Una notevole fonte di reddito scaturisce dal taglio della legna e dalla produzione di carbone, acquistati dai privati per il riscaldamento domestico o dalle imprese del capoluogo e dei paesi limitrofi per il funzionamento di fucine e fornelli. Tuttavia il prezioso patrimonio forestale è soggetto all’assalto indiscriminato sia dei coltivatori diretti, che intendono estendere l’area da adattare a colture, sia dei boscaioli e dei carbonai abusivi, i quali di nascosto asportano legna e producono carbone da rivendere di frodo “a loro bell’agio” a officine della zona.
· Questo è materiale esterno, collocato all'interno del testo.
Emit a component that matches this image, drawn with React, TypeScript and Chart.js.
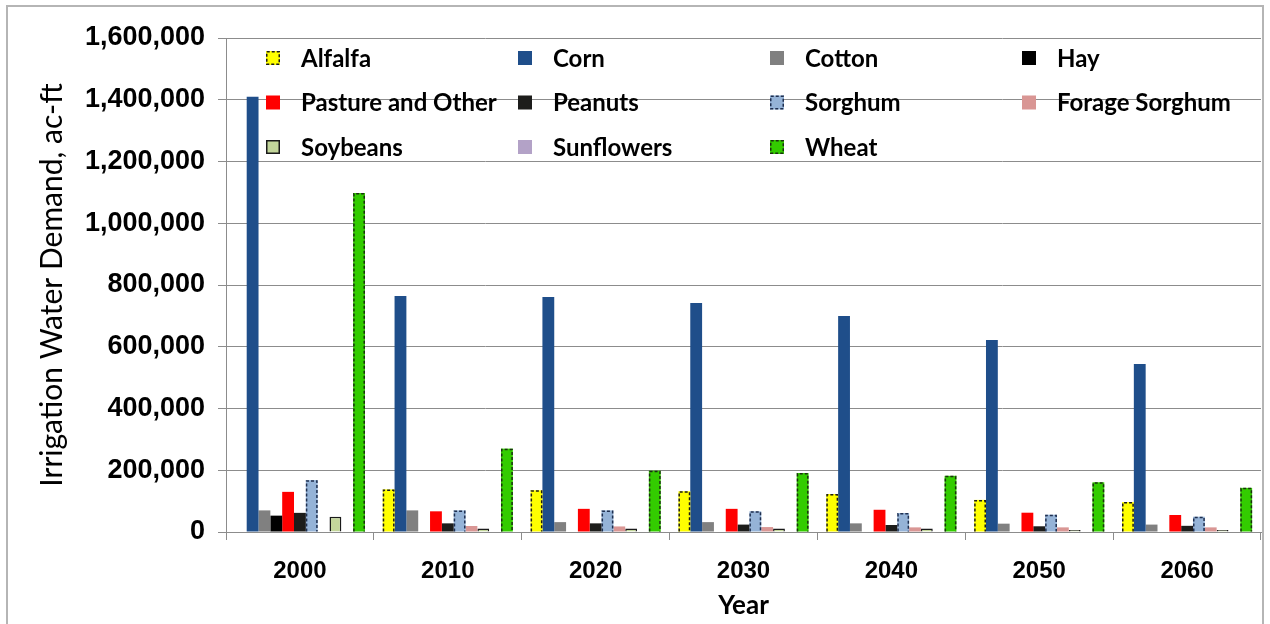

La loro attività, benché nota alle autorità locali, spesso accusate di connivenza coi trasgressori, negli atti comunali è definita assai dannosa in quanto rende il suolo “allo stremo sterile e impotente di modo che non germina per molti anni avvenire”, così come è ritenuto deleterio il pascolo caprovino nei giovani impianti forestali.
Alla vigilia del rinnovamento tecnologico che investe il mondo imprenditoriale alla metà del settecento, le potenzialità industriali in valle Pesio appaiono più che discrete, grazie alla presenza di un vivace tessuto produttivo spontaneo, radicato sia nelle attività a carattere prettamente famigliare e stagionale quanto nelle modeste imprese artigianali. Nei documenti dell’ACC sono in crescita i mulini, le fornaci da calce alla Roccarina, le segherie, le filande, le fabbriche di stoviglie comuni e le aziende metallurgiche in genere, anche se spesso opifici di diversa natura e caratura sono allogati nello stesso fabbricato per meglio ammortizzare la spesa di costruzione e manutenzione e di conseguenza rendere più competitivi e appetibili i servizi.
Le imprese possono contare sullo sfruttamento dell’energia idrica prodotta dal torrente Pesio e dalle sue diramazioni principali, tuttavia la loro prestazione è saltuaria, in quanto dipende dal regime incostante delle acque.